Your task: Only one stretch of the data below should be repeated: the lines from the line containing "Write the TikZ code for this diagram." through the line containing "(student) at (0,-8)", inclusive, exactly as they are.

Material for this exercise:

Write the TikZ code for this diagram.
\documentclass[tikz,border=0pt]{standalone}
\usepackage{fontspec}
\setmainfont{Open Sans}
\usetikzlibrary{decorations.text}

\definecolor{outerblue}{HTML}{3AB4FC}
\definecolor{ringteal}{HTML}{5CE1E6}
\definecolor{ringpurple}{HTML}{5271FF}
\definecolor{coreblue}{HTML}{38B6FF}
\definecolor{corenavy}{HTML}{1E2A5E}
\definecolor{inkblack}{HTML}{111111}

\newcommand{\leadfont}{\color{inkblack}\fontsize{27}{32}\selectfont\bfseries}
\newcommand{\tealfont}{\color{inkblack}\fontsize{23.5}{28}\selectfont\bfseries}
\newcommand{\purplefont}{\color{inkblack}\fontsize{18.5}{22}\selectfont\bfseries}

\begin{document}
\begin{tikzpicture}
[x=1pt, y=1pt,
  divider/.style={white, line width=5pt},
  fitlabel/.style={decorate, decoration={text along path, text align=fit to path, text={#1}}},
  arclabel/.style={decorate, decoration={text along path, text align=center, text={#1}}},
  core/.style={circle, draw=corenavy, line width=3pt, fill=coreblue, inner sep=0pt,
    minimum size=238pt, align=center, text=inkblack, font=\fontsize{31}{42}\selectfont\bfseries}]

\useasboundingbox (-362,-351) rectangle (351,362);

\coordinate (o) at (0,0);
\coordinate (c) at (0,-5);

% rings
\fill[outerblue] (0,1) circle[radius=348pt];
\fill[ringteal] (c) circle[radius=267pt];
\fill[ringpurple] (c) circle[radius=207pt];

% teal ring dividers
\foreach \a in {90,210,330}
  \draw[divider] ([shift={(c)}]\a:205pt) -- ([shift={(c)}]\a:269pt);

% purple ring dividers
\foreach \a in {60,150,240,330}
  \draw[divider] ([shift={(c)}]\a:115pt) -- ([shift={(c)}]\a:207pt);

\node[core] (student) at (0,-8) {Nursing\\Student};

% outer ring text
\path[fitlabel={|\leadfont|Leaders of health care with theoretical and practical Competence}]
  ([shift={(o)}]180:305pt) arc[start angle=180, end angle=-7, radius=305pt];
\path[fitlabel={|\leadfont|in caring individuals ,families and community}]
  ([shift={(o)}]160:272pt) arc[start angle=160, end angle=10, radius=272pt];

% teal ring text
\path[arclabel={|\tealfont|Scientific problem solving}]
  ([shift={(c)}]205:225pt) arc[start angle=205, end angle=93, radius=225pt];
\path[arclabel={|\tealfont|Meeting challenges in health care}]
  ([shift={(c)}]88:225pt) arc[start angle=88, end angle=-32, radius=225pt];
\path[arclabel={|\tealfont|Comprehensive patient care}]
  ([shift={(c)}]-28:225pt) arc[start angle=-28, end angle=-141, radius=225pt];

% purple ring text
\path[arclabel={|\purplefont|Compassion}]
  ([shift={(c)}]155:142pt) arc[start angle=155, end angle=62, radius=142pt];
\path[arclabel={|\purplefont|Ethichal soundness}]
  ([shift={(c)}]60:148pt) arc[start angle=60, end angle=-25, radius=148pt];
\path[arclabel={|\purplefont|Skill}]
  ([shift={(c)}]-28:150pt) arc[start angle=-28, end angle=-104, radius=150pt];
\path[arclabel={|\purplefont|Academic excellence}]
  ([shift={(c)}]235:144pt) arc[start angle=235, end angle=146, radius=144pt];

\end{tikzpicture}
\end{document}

---

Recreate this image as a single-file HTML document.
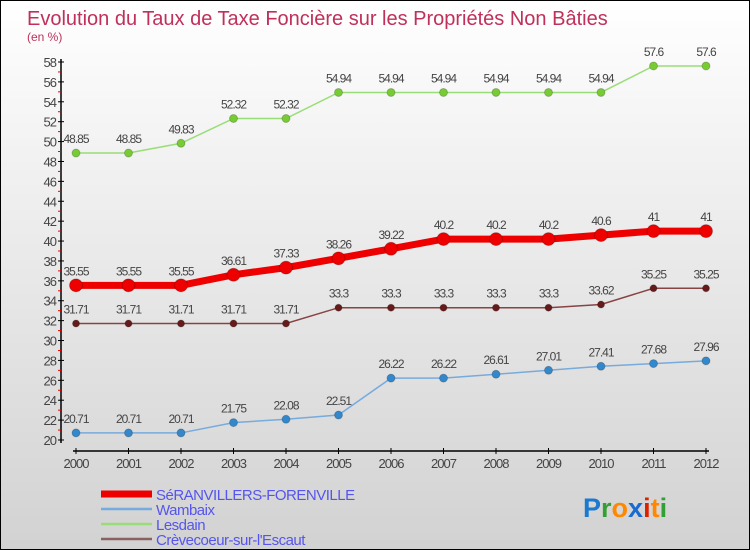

Solved problem:
Write the TikZ code for this diagram.
\documentclass[tikz,border=0pt]{standalone}
\usepackage{fontspec}
\setmainfont{Open Sans}
\usetikzlibrary{decorations.text}

\definecolor{outerblue}{HTML}{3AB4FC}
\definecolor{ringteal}{HTML}{5CE1E6}
\definecolor{ringpurple}{HTML}{5271FF}
\definecolor{coreblue}{HTML}{38B6FF}
\definecolor{corenavy}{HTML}{1E2A5E}
\definecolor{inkblack}{HTML}{111111}

\newcommand{\leadfont}{\color{inkblack}\fontsize{27}{32}\selectfont\bfseries}
\newcommand{\tealfont}{\color{inkblack}\fontsize{23.5}{28}\selectfont\bfseries}
\newcommand{\purplefont}{\color{inkblack}\fontsize{18.5}{22}\selectfont\bfseries}

\begin{document}
\begin{tikzpicture}
[x=1pt, y=1pt,
  divider/.style={white, line width=5pt},
  fitlabel/.style={decorate, decoration={text along path, text align=fit to path, text={#1}}},
  arclabel/.style={decorate, decoration={text along path, text align=center, text={#1}}},
  core/.style={circle, draw=corenavy, line width=3pt, fill=coreblue, inner sep=0pt,
    minimum size=238pt, align=center, text=inkblack, font=\fontsize{31}{42}\selectfont\bfseries}]

\useasboundingbox (-362,-351) rectangle (351,362);

\coordinate (o) at (0,0);
\coordinate (c) at (0,-5);

% rings
\fill[outerblue] (0,1) circle[radius=348pt];
\fill[ringteal] (c) circle[radius=267pt];
\fill[ringpurple] (c) circle[radius=207pt];

% teal ring dividers
\foreach \a in {90,210,330}
  \draw[divider] ([shift={(c)}]\a:205pt) -- ([shift={(c)}]\a:269pt);

% purple ring dividers
\foreach \a in {60,150,240,330}
  \draw[divider] ([shift={(c)}]\a:115pt) -- ([shift={(c)}]\a:207pt);

\node[core] (student) at (0,-8) {Nursing\\Student};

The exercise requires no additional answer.